(May/June 2000) A major issue for the delegates at last year’s meeting of the World Trade Organization in Seattle was the impact of free trade and the globalization of agriculture. Up for discussion were tariffs, domestic supports, and export subsidies — erected primarily by more-developed countries to protect their farming constituencies, and damaging to less-developed countries’ prospects for gaining from global trade — and exemptions sought by less-developed countries for their agricultural exports.
The parties’ negotiating positions stem partly from the demographics of farmers and agricultural workers. Some policymakers in rich countries are concerned about the possible impact of freer international trade on the disappearance of the family farm and lifestyles of their older farmers. Policymakers in developing countries are also concerned about the long-run effects of free trade in agricultural products on the security and livelihoods of their farm populations, most of whom will continue to be small-scale producers with limited alternative opportunities.
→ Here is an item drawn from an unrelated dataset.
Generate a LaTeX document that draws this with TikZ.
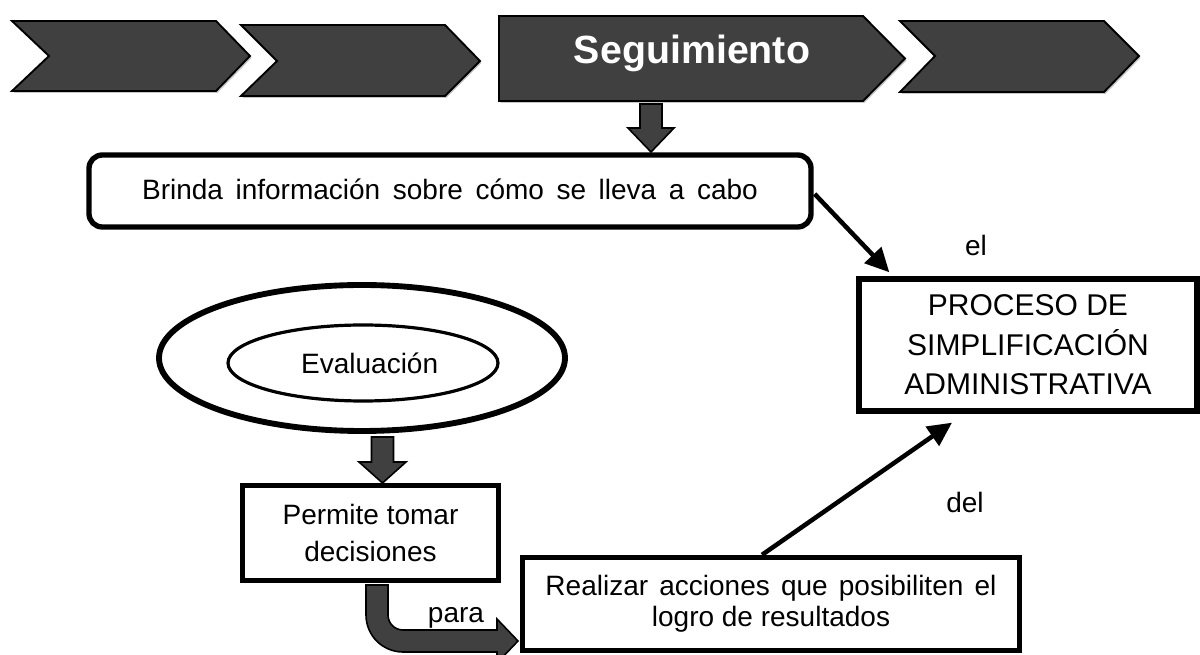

Farmers are older than the population at large (see table). The proportion of farmers over age 65 in the United States, Canada, Japan, and South Korea is much higher than the proportion of the total population over 65 years of age. In addition, the average age of full-time farmers in those four countries is much higher than that of the labor force in general. In the United States in 1998, the average age of the civilian labor force was 38, while that of full-time farmers was 57. The United States, Canada, and Japan are high-income countries with “old” populations, while South Korea is a middle-income country in transition from having a “young” population to having an “old” population.
But structural changes taking place in agriculture in the richer countries may alter the demographic profile of farming. The average size of holdings is increasing as producers attempt to capture economies of scale so that they can compete in the market-driven global economy. Vertical integration — the extension of a company’s control to all the economic steps in the production of a product from raw material to retail purchase — also is increasing in poultry, hog, and dairy production, once the domain of family farms. It may well be that many more farms operated by families will give way to agroindustrial enterprises managed by professional managers. In this event, the number of full-time farmers will continue to diminish, and the average age of farmers may decline as well. In light of these trends, richer countries are apt to favor ever-more-open trade.
The developing countries of Asia and Africa may favor less open trade. The populations of these countries, now relatively young, will age in the years ahead. The proportion of people in rural areas will continue to decline, and farmers will age. These changes may well create a dilemma for governments that differs from those confronting the rich countries of today. These poorer countries will not be in a position to provide a financial safety net for the increasing numbers of older rural dwellers. Consequently, governments will be pressured to adopt inward-looking agricultural policies to promote subsistence agriculture with its traditional family support systems, including subsidizing inputs and offering protection from competition. Such policies, though, would be inconsistent with the outward-looking market-oriented policies promoted by the World Bank and others to promote national food security in a competitive global economy. Thus, the graying of the farm population will add another dimension to the debate on how best to provide food security for all — including older farmers and their families.
Montague Yudelman is chairman of PRB’s Board of Trustees and a senior fellow at the World Wildlife Fund. He is a former director of agriculture and rural development at the World Bank. Laura J.M. Kealy is a former intern at the Population Reference Bureau.
The Graying of Farmers
Definitions of “full-time farmers” used in compiling the table that appeared on page 6 of the May/June issue of Population Today follow:
- Full-time farmers are defined for the United States as primary farm operators spending 50 percent or more of work time on farming or ranching.
- Full-time farmers are defined for Canada as operators with gross farm receipts of $1,000 or more, and fewer than 115 days of off-farm work (1971) or fewer than 20 hours per week in off-farm work (1996).
- Full-time farmers are defined for Japan as the core working population gainfully working in agriculture.
- Full-time farmers are defined for Korea as total farm population.